■ **Challenge**
Please retype the data in full and exactly; the pictures are not part of the copy.
◆ ◆ ◆ ◆
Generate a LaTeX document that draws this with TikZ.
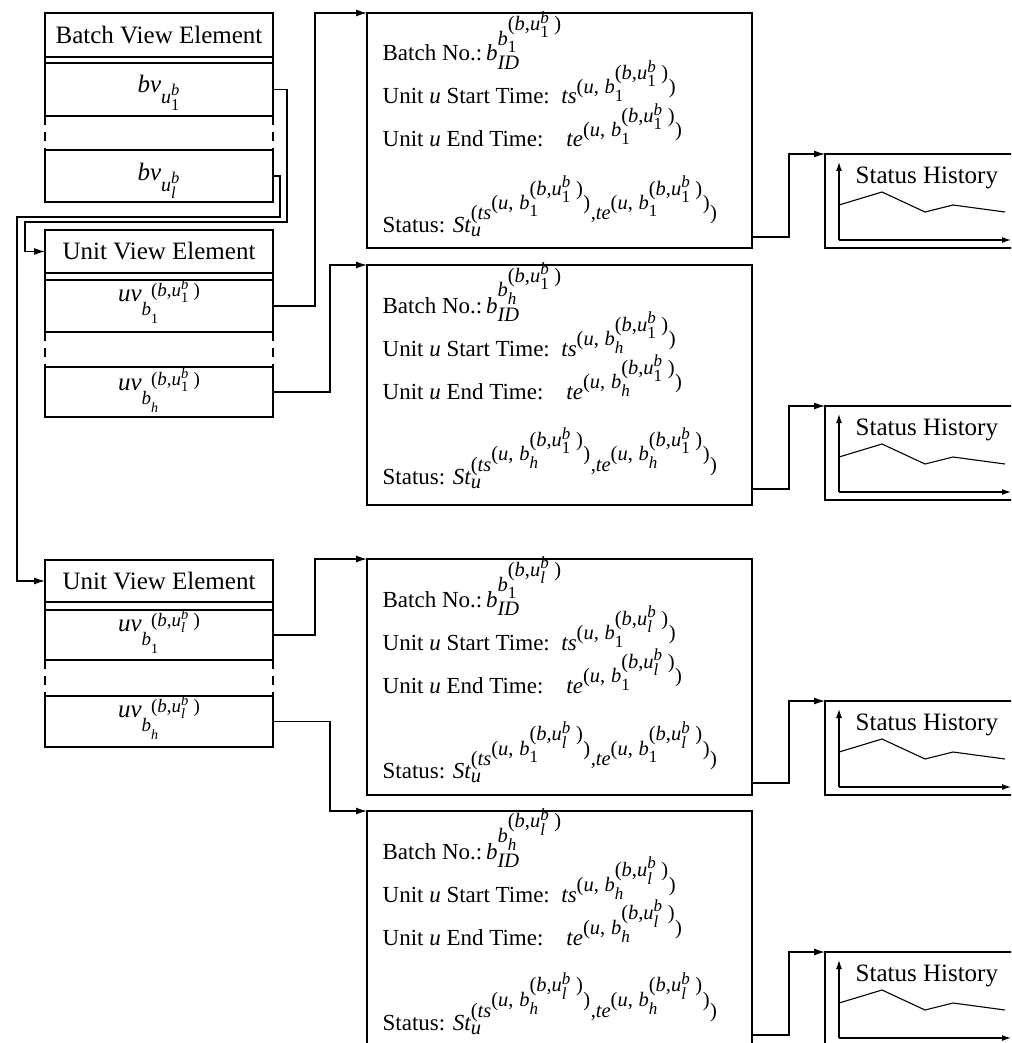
\documentclass[tikz,border=0pt]{standalone}
\usepackage{amsmath}
\usepackage{fontspec}
\setmainfont{Liberation Serif}
\usetikzlibrary{arrows.meta,calc}

% larger script sizes for the nested indices
\DeclareMathSizes{23}{23}{20.5}{17}
\DeclareMathSizes{25}{25}{20}{16.5}
\DeclareMathSizes{19}{19}{14.5}{12}

% italic / upright pieces of the formulas
\newcommand\itx[1]{\textit{#1}}
\newcommand\upx[1]{\textup{#1}}
\newcommand\fsz[1]{\fontsize{#1}{#1}\selectfont}
% u^b_k
\newcommand\ubk[1]{\itx{u}^{\itx{b}}_{#1}}
% b_j^{(b,u^b_k)}
\newcommand\bjk[2]{\itx{b}^{\scriptstyle\upx{(}\itx{b}\upx{,}\ubk{#2}\upx{\ )}}_{#1}}
% ts/te^{(u, b_j^{(b,u^b_k)})}
\newcommand\tpair[3]{\itx{#1}^{\scriptstyle\upx{(}\itx{u}\upx{,}\ \bjk{#2}{#3}\upx{)}}}
% uv_{b_j^{(b,u^b_k)}}, with the indices placed by hand
\newcommand\uvjk[2]{\itx{uv}%
  \raisebox{-14pt}{\fsz{19}\itx{b}}%
  \rlap{\raisebox{-22pt}{\fsz{14}#1}}%
  \raisebox{5pt}{\fsz{19}\upx{(}\itx{b}\upx{,}$\ubk{#2}$\upx{\ )}}}

\newcommand\bigfont{\fontsize{25}{30}\selectfont}
\newcommand\midfont{\fontsize{23}{28}\selectfont}

% record box of one batch in one unit: name, top, bottom, batch index, unit index
\newcommand\detailbox[5]{%
  \node[detail, minimum height={#3-#2}] (#1) at (559.5,{(#2+#3)/2}) {};
  \node[entry] (#1-batch) at (382,#2+48) {Batch No.:\,$\itx{b}^{\bjk{#4}{#5}}_{\itx{ID}}$};
  \node[entry] (#1-start) at (382,#2+91) {Unit \itx{u} Start Time:\ \ $\tpair{ts}{#4}{#5}$};
  \node[entry] (#1-end) at (382,#2+134) {Unit \itx{u} End Time:\ \ \ \ $\tpair{te}{#4}{#5}$};
  \node[entry] (#1-status) at (382,#2+219) {Status: $\itx{St}^{\upx{(}\tpair{ts}{#4}{#5}\upx{,}\tpair{te}{#4}{#5}\upx{)}}_{\itx{u}}$};
  \coordinate (#1-out) at ($(#1.east |- #1-status.base)+(0,-5pt)$);
}

% status history chart: name, top
\newcommand\histbox[2]{%
  \node[hist] (#1) at (932.5,#2+47) {};
  \coordinate (#1-origin) at (839,#2+86);
  \draw[axis] (#1-origin) -- (839,#2+8);
  \draw[axis] (#1-origin) -- (1011,#2+86);
  \draw[trend] (839,#2+51) -- (882,#2+38) -- (925,#2+58) -- (953,#2+51) -- (1005,#2+58);
  \node[anchor=base west, inner sep=0pt, font=\bigfont] (#1-title) at (855,#2+29) {Status History};
}

\begin{document}
\begin{tikzpicture}[
  x=1pt, y=-1pt, line width=1.3pt,
  cell/.style={draw, minimum width=228pt, inner sep=0pt, outer sep=0pt, font=\bigfont},
  tag/.style={anchor=base, inner sep=0pt, font=\bigfont},
  detail/.style={draw, minimum width=385pt, inner sep=0pt, outer sep=0pt},
  hist/.style={draw, minimum width=215pt, minimum height=94pt, inner sep=0pt, outer sep=0pt},
  entry/.style={anchor=base west, inner sep=0pt, font=\midfont},
  link/.style={-{Latex[length=11pt,width=7pt]}},
  axis/.style={line width=1.2pt, -{Latex[length=9pt,width=6pt]}},
  trend/.style={line width=1.1pt},
  gapline/.style={dash pattern=on 9pt off 7pt},
]
\useasboundingbox (0,0) rectangle (1011,1043);
\clip (0,0) rectangle (1011,1043);

% batch view element
\node[cell, minimum height=44pt] (bve) at (159,35) {Batch View Element};
\node[cell, minimum height=53pt] (bv1) at (159,89.5) {};
\node[cell, minimum height=52pt] (bvl) at (159,176) {};
\node[tag] (bv1-t) at (159,93) {$\itx{bv}_{\ubk{\upx{1}}}$};
\node[tag] (bvl-t) at (159,181) {$\itx{bv}_{\ubk{\itx{l}}}$};
\draw (bve.south west) -- (bv1.north west) (bve.south east) -- (bv1.north east);
\draw[gapline] (bv1.south west) -- (bvl.north west) (bv1.south east) -- (bvl.north east);

% unit view element for u^b_1
\node[cell, minimum height=43pt] (uve1) at (159,251.5) {Unit View Element};
\node[cell, minimum height=52pt] (uv11) at (159,306) {};
\node[cell, minimum height=50pt] (uv1h) at (159,392) {};
\node[tag] (uv11-t) at (159,301) {\uvjk{\upx{1}}{\upx{1}}};
\node[tag] (uv1h-t) at (159,390) {\uvjk{\itx{h}}{\upx{1}}};
\draw (uve1.south west) -- (uv11.north west) (uve1.south east) -- (uv11.north east);
\draw[gapline] (uv11.south west) -- (uv1h.north west) (uv11.south east) -- (uv1h.north east);

% unit view element for u^b_l
\node[cell, minimum height=42pt] (uve2) at (159,581) {Unit View Element};
\node[cell, minimum height=50pt] (uv21) at (159,635) {};
\node[cell, minimum height=51pt] (uv2h) at (159,721.5) {};
\node[tag] (uv21-t) at (159,631) {\uvjk{\upx{1}}{\itx{l}}};
\node[tag] (uv2h-t) at (159,717) {\uvjk{\itx{h}}{\itx{l}}};
\draw (uve2.south west) -- (uv21.north west) (uve2.south east) -- (uv21.north east);
\draw[gapline] (uv21.south west) -- (uv2h.north west) (uv21.south east) -- (uv2h.north east);

% record boxes
\detailbox{d1}{13}{248}{\upx{1}}{\upx{1}}
\detailbox{d2}{265}{505}{\itx{h}}{\upx{1}}
\detailbox{d3}{559}{795}{\upx{1}}{\itx{l}}
\detailbox{d4}{811}{1060}{\itx{h}}{\itx{l}}

% status history charts
\histbox{s1}{154}
\histbox{s2}{406}
\histbox{s3}{701}
\histbox{s4}{952}

% batch view -> unit views
\coordinate (bend1) at (287,222);
\coordinate (bend2) at (280,217);
\draw[link] (bv1.east) -| (bend1) -| ([xshift=-20pt]uve1.west) -- (uve1.west);
\draw[link] (bvl.east) -| (bend2) -| ([xshift=-28pt]uve2.west) -- (uve2.west);

% unit views -> records
\draw[link] (uv11.east) -| ([xshift=-52pt]d1.north west) -- (d1.north west);
\draw[link] (uv1h.east) -| ([xshift=-37pt]d2.north west) -- (d2.north west);
\draw[link] (uv21.east) -| ([xshift=-52pt]d3.north west) -- (d3.north west);
\draw[link] (uv2h.east) -| ([xshift=-37pt]d4.north west) -- (d4.north west);

% records -> status histories
\draw[link] (d1-out) -| ([xshift=-36pt]s1.north west) -- (s1.north west);
\draw[link] (d2-out) -| ([xshift=-36pt]s2.north west) -- (s2.north west);
\draw[link] (d3-out) -| ([xshift=-36pt]s3.north west) -- (s3.north west);
\draw[link] (d4-out) -| ([xshift=-36pt]s4.north west) -- (s4.north west);
\end{tikzpicture}
\end{document}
◆ ◆ ◆ ◆
■ **Answer for this exercise**
Generate a LaTeX document that draws this with TikZ.
\documentclass[tikz,border=0pt]{standalone}
\usepackage{amsmath}
\usepackage{fontspec}
\setmainfont{Liberation Serif}
\usetikzlibrary{arrows.meta,calc}

% larger script sizes for the nested indices
\DeclareMathSizes{23}{23}{20.5}{17}
\DeclareMathSizes{25}{25}{20}{16.5}
\DeclareMathSizes{19}{19}{14.5}{12}

% italic / upright pieces of the formulas
\newcommand\itx[1]{\textit{#1}}
\newcommand\upx[1]{\textup{#1}}
\newcommand\fsz[1]{\fontsize{#1}{#1}\selectfont}
% u^b_k
\newcommand\ubk[1]{\itx{u}^{\itx{b}}_{#1}}
% b_j^{(b,u^b_k)}
\newcommand\bjk[2]{\itx{b}^{\scriptstyle\upx{(}\itx{b}\upx{,}\ubk{#2}\upx{\ )}}_{#1}}
% ts/te^{(u, b_j^{(b,u^b_k)})}
\newcommand\tpair[3]{\itx{#1}^{\scriptstyle\upx{(}\itx{u}\upx{,}\ \bjk{#2}{#3}\upx{)}}}
% uv_{b_j^{(b,u^b_k)}}, with the indices placed by hand
\newcommand\uvjk[2]{\itx{uv}%
  \raisebox{-14pt}{\fsz{19}\itx{b}}%
  \rlap{\raisebox{-22pt}{\fsz{14}#1}}%
  \raisebox{5pt}{\fsz{19}\upx{(}\itx{b}\upx{,}$\ubk{#2}$\upx{\ )}}}

\newcommand\bigfont{\fontsize{25}{30}\selectfont}
\newcommand\midfont{\fontsize{23}{28}\selectfont}

% record box of one batch in one unit: name, top, bottom, batch index, unit index
\newcommand\detailbox[5]{%
  \node[detail, minimum height={#3-#2}] (#1) at (559.5,{(#2+#3)/2}) {};
  \node[entry] (#1-batch) at (382,#2+48) {Batch No.:\,$\itx{b}^{\bjk{#4}{#5}}_{\itx{ID}}$};
  \node[entry] (#1-start) at (382,#2+91) {Unit \itx{u} Start Time:\ \ $\tpair{ts}{#4}{#5}$};
  \node[entry] (#1-end) at (382,#2+134) {Unit \itx{u} End Time:\ \ \ \ $\tpair{te}{#4}{#5}$};
  \node[entry] (#1-status) at (382,#2+219) {Status: $\itx{St}^{\upx{(}\tpair{ts}{#4}{#5}\upx{,}\tpair{te}{#4}{#5}\upx{)}}_{\itx{u}}$};
  \coordinate (#1-out) at ($(#1.east |- #1-status.base)+(0,-5pt)$);
}

% status history chart: name, top
\newcommand\histbox[2]{%
  \node[hist] (#1) at (932.5,#2+47) {};
  \coordinate (#1-origin) at (839,#2+86);
  \draw[axis] (#1-origin) -- (839,#2+8);
  \draw[axis] (#1-origin) -- (1011,#2+86);
  \draw[trend] (839,#2+51) -- (882,#2+38) -- (925,#2+58) -- (953,#2+51) -- (1005,#2+58);
  \node[anchor=base west, inner sep=0pt, font=\bigfont] (#1-title) at (855,#2+29) {Status History};
}

\begin{document}
\begin{tikzpicture}[
  x=1pt, y=-1pt, line width=1.3pt,
  cell/.style={draw, minimum width=228pt, inner sep=0pt, outer sep=0pt, font=\bigfont},
  tag/.style={anchor=base, inner sep=0pt, font=\bigfont},
  detail/.style={draw, minimum width=385pt, inner sep=0pt, outer sep=0pt},
  hist/.style={draw, minimum width=215pt, minimum height=94pt, inner sep=0pt, outer sep=0pt},
  entry/.style={anchor=base west, inner sep=0pt, font=\midfont},
  link/.style={-{Latex[length=11pt,width=7pt]}},
  axis/.style={line width=1.2pt, -{Latex[length=9pt,width=6pt]}},
  trend/.style={line width=1.1pt},
  gapline/.style={dash pattern=on 9pt off 7pt},
]
\useasboundingbox (0,0) rectangle (1011,1043);
\clip (0,0) rectangle (1011,1043);

% batch view element
\node[cell, minimum height=44pt] (bve) at (159,35) {Batch View Element};
\node[cell, minimum height=53pt] (bv1) at (159,89.5) {};
\node[cell, minimum height=52pt] (bvl) at (159,176) {};
\node[tag] (bv1-t) at (159,93) {$\itx{bv}_{\ubk{\upx{1}}}$};
\node[tag] (bvl-t) at (159,181) {$\itx{bv}_{\ubk{\itx{l}}}$};
\draw (bve.south west) -- (bv1.north west) (bve.south east) -- (bv1.north east);
\draw[gapline] (bv1.south west) -- (bvl.north west) (bv1.south east) -- (bvl.north east);

% unit view element for u^b_1
\node[cell, minimum height=43pt] (uve1) at (159,251.5) {Unit View Element};
\node[cell, minimum height=52pt] (uv11) at (159,306) {};
\node[cell, minimum height=50pt] (uv1h) at (159,392) {};
\node[tag] (uv11-t) at (159,301) {\uvjk{\upx{1}}{\upx{1}}};
\node[tag] (uv1h-t) at (159,390) {\uvjk{\itx{h}}{\upx{1}}};
\draw (uve1.south west) -- (uv11.north west) (uve1.south east) -- (uv11.north east);
\draw[gapline] (uv11.south west) -- (uv1h.north west) (uv11.south east) -- (uv1h.north east);

% unit view element for u^b_l
\node[cell, minimum height=42pt] (uve2) at (159,581) {Unit View Element};
\node[cell, minimum height=50pt] (uv21) at (159,635) {};
\node[cell, minimum height=51pt] (uv2h) at (159,721.5) {};
\node[tag] (uv21-t) at (159,631) {\uvjk{\upx{1}}{\itx{l}}};
\node[tag] (uv2h-t) at (159,717) {\uvjk{\itx{h}}{\itx{l}}};
\draw (uve2.south west) -- (uv21.north west) (uve2.south east) -- (uv21.north east);
\draw[gapline] (uv21.south west) -- (uv2h.north west) (uv21.south east) -- (uv2h.north east);

% record boxes
\detailbox{d1}{13}{248}{\upx{1}}{\upx{1}}
\detailbox{d2}{265}{505}{\itx{h}}{\upx{1}}
\detailbox{d3}{559}{795}{\upx{1}}{\itx{l}}
\detailbox{d4}{811}{1060}{\itx{h}}{\itx{l}}

% status history charts
\histbox{s1}{154}
\histbox{s2}{406}
\histbox{s3}{701}
\histbox{s4}{952}

% batch view -> unit views
\coordinate (bend1) at (287,222);
\coordinate (bend2) at (280,217);
\draw[link] (bv1.east) -| (bend1) -| ([xshift=-20pt]uve1.west) -- (uve1.west);
\draw[link] (bvl.east) -| (bend2) -| ([xshift=-28pt]uve2.west) -- (uve2.west);

% unit views -> records
\draw[link] (uv11.east) -| ([xshift=-52pt]d1.north west) -- (d1.north west);
\draw[link] (uv1h.east) -| ([xshift=-37pt]d2.north west) -- (d2.north west);
\draw[link] (uv21.east) -| ([xshift=-52pt]d3.north west) -- (d3.north west);
\draw[link] (uv2h.east) -| ([xshift=-37pt]d4.north west) -- (d4.north west);

% records -> status histories
\draw[link] (d1-out) -| ([xshift=-36pt]s1.north west) -- (s1.north west);
\draw[link] (d2-out) -| ([xshift=-36pt]s2.north west) -- (s2.north west);
\draw[link] (d3-out) -| ([xshift=-36pt]s3.north west) -- (s3.north west);
\draw[link] (d4-out) -| ([xshift=-36pt]s4.north west) -- (s4.north west);
\end{tikzpicture}
\end{document}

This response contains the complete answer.